While these are all true, I think the outpouring of excitement expressed something more fundamental.

Deep inside, each one of us is a child – an uncomplicated, positive, and believing soul. It doesn’t take much to be happy. With time this kernel of purity gets covered in cynicism. Emotional challenges, disappointments, spreadsheets, and deadlines box us in as we morph into human beings honed to deliver services.

Suddenly, with a Whatsapp message or phone call, we had an excuse to celebrate. We used his freedom to break free of our own constraints, be they sadness, anger, or jealousy. The neighbor who gets on our nerves or the bad habits of our relative – they are no longer significant. Now was a time for celebration.
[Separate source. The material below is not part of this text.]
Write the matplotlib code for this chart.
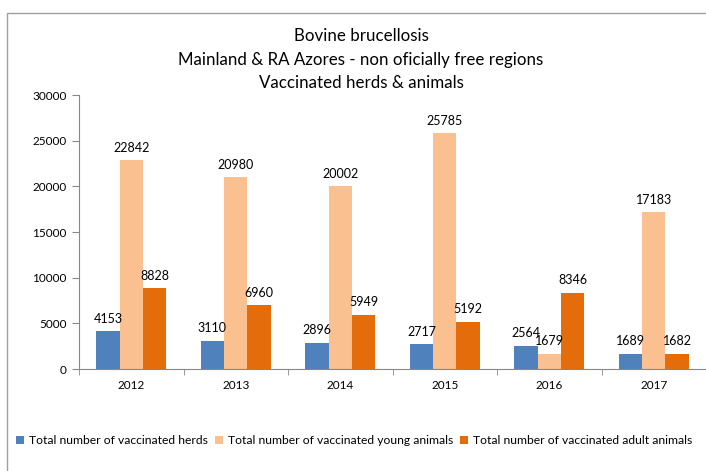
import matplotlib.pyplot as plt
import numpy as np
from matplotlib.patches import Rectangle

plt.rcParams['font.family'] = ['Lato', 'DejaVu Sans']

years = ['2012', '2013', '2014', '2015', '2016', '2017']
herds = [4153, 3110, 2896, 2717, 2564, 1689]
young = [22842, 20980, 20002, 25785, 1679, 17183]
adult = [8828, 6960, 5949, 5192, 8346, 1682]

labels = ['Total number of vaccinated herds',
          'Total number of vaccinated young animals',
          'Total number of vaccinated adult animals']
colors = ['#4F81BD', '#FAC090', '#E46C0A']

fig = plt.figure(figsize=(7.06, 4.71), dpi=100)
ax = fig.add_axes([79/706, 1 - 369/471, 627/706, 274/471])

x = np.arange(len(years))
w = 0.223
for i, (vals, c, lab) in enumerate(zip([herds, young, adult], colors, labels)):
    pos = x + (i - 1) * w
    ax.bar(pos, vals, w, color=c, label=lab)
    for p, v in zip(pos, vals):
        ax.text(p, v + 700, str(v), ha='center', va='bottom', fontsize=9)

ax.set_xlim(-0.5, len(years) - 0.5)
ax.set_ylim(0, 30000)
ax.set_yticks(np.arange(0, 30001, 5000))
ax.set_xticks(x)
ax.set_xticklabels(years)
ax.set_xticks(np.arange(-0.5, len(years)), minor=True)
ax.tick_params(axis='x', which='major', length=0, labelsize=8.5, pad=8)
ax.tick_params(axis='x', which='minor', length=4, color='#888888')
ax.tick_params(axis='y', length=5, color='#888888', labelsize=8.5, pad=4)
for s in ['top', 'right']:
    ax.spines[s].set_visible(False)
for s in ['left', 'bottom']:
    ax.spines[s].set_color('#888888')

cx = 361/706
fig.text(cx, 1 - 36/471, 'Bovine brucellosis', ha='center', va='center', fontsize=12.2)
fig.text(cx, 1 - 60/471, 'Mainland & RA Azores - non oficially free regions', ha='center', va='center', fontsize=12.2)
fig.text(cx, 1 - 83/471, 'Vaccinated herds & animals', ha='center', va='center', fontsize=12.2)

fig.legend(loc='center left', bbox_to_anchor=(16/706, 1 - 441/471), ncol=3, frameon=False,
           fontsize=8.7, handlelength=0.65, handleheight=0.65, handletextpad=0.4,
           columnspacing=0.6, borderaxespad=0, borderpad=0)

fig.patches.append(Rectangle((7/706, -0.1), 1.2, 1 - 13/471 + 0.1, transform=fig.transFigure,
                             fill=False, edgecolor='#A0A0A0', linewidth=1))

fig.savefig('out.png', dpi=100)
And what a celebration it was. Dancing with unfettered joy, locked arm-in-arm with Jews I had never seen before, was an experience unlike any other. Mainly, its challenges or sad events that lift us out of the daily grind and bring us together. We were finally able to do so through joy and celebration.

Here was a man who spent eight (!) years in a place meant to turn people into numbers, yet he retained his humanity. If he could do it, then so can we. He ultimately went free, and so will we.

We’re told the coming redemption will be a mixture of nature and the supernatural. This may have been a taste of it. A supernatural joy, but experienced in this world. We were the same people, but with ignited souls.

When the King of kings finally uses the stroke of His pen to commute our collective sentence in the current exile, nothing fundamentally new will happen. We will be the same Chaim, Esther, Eli, and Sara, but with a soul on fire. There’s nothing more natural, nay supernatural, than that.